In our previous work, we derived the CR-IGIMF, which is a new scenario for a variable stellar initial mass function (IMF) that combines numerical results on the role played by cosmic rays (CR) in setting the thermal state of star-forming gas with the analytical approach of the integrated galaxy-wide IMF (IGIMF). In this work, we study the implications of this scenario for the properties of local early-type galaxies (ETG) as inferred from dynamical, photometric, and spectroscopic studies. We implemented a library of CR-IGIMF shapes in the framework of the galaxy evolution and assembly ( gaea ) model. gaea provides predictions for the physical and photometric properties of model galaxies and for their chemical composition. Our realization includes a self-consistent derivation of the synthetic spectral energy distribution for each model galaxy, which allows a direct derivation of the mass fraction in the mean IMF of low-mass stars (i.e., the dwarf-to-giant ratio, $ dg $) and a comparison with IMF-sensitive spectral features.
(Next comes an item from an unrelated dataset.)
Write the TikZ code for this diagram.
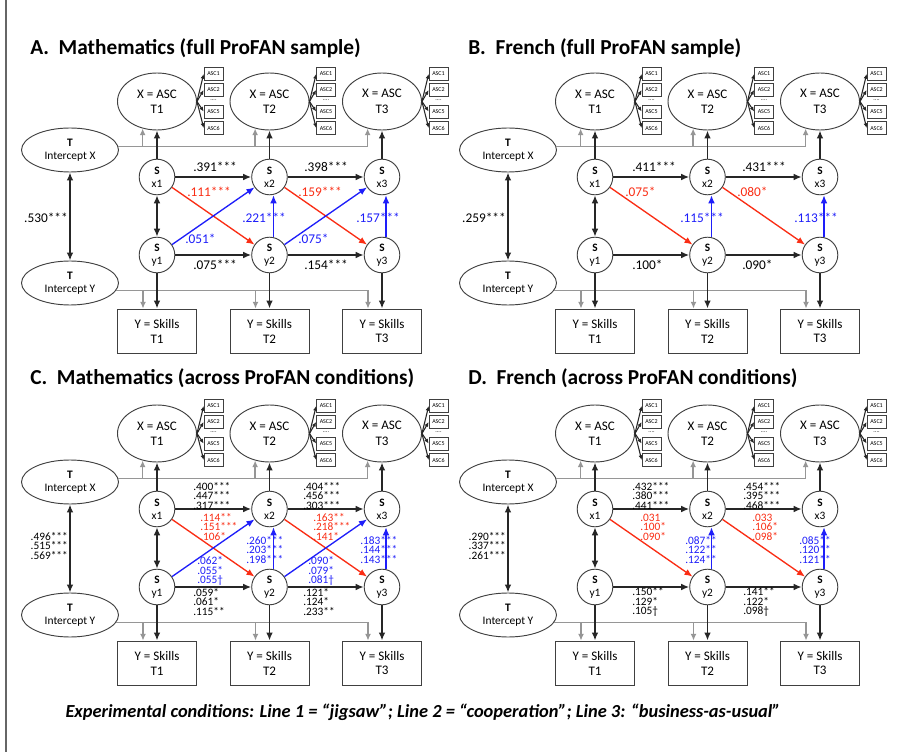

The predictions of the gaea model implementing the CR-IGIMF confirm our previous findings: It correctly reproduces both the observed excess of zsim 0 dynamical mass (mass-to-light ratio) with respect to spectroscopic (photometric) estimates assuming a universal MW-like IMF, and the observed increase in alpha /Fe ratios with stellar mass in spheroidal galaxies. Moreover, this realization reproduces the increasing trends of $ dg $ and IMF-sensitive line strengths with velocity dispersion, although the predicted relations are significantly shallower than the observed ones. Our results show that the CR-IGIMF is a promising scenario that reproduces at the same time dynamical, photometric, and spectroscopic indications of a varying IMF in local ETGs. The shallow relations found for spectral indices suggest that either a stronger variability as a function of galaxy properties or additional dependences (e.g., as a function of star forming gas metallicity) might be required to match the strength of the observed trends.